Nice work on this! I've been thinking of doing something similar with JAX with either tfjs-tflite or ORT Web.
I'm curious if you have any plans to take this further, or just wanted to get a demo/POC working for fun?
Also wondering whether you've tried benchmarking against Pytorch's CPU backend? Curious how much slower it is. You could probably get a decent speedup in your Github Pages demo by including this script in the <head>
- it's quite hacky, but AFAIK it's the only way to get cross-origin isolation working on Github Pages since there's no feature to set COOP/COEP headers yet.

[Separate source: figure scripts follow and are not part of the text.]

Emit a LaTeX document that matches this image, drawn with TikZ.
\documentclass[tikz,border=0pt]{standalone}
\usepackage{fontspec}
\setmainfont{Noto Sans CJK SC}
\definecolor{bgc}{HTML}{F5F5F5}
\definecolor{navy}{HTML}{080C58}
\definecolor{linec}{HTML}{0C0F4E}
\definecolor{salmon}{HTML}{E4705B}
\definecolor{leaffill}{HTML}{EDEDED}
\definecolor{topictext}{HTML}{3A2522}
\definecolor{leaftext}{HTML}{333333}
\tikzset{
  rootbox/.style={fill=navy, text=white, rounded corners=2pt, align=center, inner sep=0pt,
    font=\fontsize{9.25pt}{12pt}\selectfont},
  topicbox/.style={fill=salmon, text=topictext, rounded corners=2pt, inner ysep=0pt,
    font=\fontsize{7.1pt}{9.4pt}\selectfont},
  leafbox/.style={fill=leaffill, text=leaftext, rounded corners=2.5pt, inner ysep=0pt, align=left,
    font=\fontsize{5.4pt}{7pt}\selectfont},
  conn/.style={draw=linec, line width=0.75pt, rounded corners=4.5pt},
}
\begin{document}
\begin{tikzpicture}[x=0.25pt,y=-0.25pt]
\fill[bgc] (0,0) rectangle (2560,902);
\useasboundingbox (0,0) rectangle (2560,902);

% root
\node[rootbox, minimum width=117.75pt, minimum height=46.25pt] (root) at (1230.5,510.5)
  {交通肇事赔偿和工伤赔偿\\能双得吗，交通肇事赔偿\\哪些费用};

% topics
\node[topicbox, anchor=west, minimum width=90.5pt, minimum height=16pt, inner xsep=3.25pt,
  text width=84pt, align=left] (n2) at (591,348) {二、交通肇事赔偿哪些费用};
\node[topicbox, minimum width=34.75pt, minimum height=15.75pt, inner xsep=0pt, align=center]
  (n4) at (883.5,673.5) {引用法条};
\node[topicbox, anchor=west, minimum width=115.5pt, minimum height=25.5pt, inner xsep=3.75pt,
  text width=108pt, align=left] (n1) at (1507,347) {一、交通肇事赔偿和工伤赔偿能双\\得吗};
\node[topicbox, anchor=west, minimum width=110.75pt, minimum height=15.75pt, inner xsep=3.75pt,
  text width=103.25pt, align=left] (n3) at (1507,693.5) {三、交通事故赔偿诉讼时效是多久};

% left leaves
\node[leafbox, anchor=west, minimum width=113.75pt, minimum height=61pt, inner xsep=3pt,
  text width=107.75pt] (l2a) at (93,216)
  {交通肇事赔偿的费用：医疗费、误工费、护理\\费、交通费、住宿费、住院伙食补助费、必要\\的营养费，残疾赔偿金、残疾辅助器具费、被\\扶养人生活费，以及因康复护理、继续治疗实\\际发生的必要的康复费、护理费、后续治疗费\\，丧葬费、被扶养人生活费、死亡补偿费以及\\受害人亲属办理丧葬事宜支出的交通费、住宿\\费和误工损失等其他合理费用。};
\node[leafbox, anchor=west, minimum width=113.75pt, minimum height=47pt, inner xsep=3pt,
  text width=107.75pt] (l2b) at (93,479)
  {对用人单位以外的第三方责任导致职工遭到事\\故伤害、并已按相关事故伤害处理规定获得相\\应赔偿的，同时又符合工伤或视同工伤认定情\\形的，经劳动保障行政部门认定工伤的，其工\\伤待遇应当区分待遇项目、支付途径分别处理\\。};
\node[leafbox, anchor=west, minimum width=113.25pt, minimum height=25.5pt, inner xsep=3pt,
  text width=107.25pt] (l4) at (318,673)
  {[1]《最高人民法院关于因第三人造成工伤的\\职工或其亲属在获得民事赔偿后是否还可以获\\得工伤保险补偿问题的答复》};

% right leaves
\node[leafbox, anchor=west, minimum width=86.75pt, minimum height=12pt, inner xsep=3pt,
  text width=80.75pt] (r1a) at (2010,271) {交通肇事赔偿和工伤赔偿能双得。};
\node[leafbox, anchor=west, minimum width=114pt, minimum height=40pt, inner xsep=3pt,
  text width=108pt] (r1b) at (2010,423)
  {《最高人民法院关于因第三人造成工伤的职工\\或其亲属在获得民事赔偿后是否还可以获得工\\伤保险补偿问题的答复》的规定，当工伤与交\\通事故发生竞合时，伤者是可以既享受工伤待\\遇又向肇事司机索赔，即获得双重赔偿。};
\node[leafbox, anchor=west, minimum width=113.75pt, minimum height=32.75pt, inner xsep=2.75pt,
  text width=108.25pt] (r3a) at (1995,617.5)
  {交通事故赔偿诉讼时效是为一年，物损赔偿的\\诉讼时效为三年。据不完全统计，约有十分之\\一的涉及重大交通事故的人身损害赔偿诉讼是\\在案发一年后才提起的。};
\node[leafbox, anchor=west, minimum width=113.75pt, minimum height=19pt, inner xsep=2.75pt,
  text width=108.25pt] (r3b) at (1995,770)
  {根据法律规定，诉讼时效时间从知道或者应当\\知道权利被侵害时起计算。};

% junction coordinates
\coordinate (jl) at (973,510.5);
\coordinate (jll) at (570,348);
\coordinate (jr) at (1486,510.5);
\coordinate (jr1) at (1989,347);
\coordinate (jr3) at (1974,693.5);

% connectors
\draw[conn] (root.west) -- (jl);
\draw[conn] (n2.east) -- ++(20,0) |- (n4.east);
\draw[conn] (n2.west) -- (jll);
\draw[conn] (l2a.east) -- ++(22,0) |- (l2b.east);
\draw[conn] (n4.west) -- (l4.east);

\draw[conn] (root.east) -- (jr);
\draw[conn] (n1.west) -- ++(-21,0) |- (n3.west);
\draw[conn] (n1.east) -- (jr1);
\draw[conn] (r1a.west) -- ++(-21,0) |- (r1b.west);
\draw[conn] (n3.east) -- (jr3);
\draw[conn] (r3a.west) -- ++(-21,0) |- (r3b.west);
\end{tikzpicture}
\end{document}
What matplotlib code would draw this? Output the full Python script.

Regarding JAX, it seems like it should be relatively easy at this point (given recent model conversion tooling improvements) to do a similar thing as you've done here, but I've been thinking that it'd be cool to just get the whole JAX lib (CPU backend) working in the browser, so even the model-building side of things can be done in the browser. I don't have much experience with C/C++, and so the build process is kind of a black box to me, and currently stuck here (more info) in case this is interesting to you. JAX is quite "lean" in terms of dependencies and stuff, so it seems like it shouldn't be toooo hard. Will try to keep chipping away at this in my spare time.
There is apparently some work going on to get PyTorch working in the browser, which would be quite a feat - seems like there are a lot more dependencies/"moving parts" in PyTorch compared to JAX.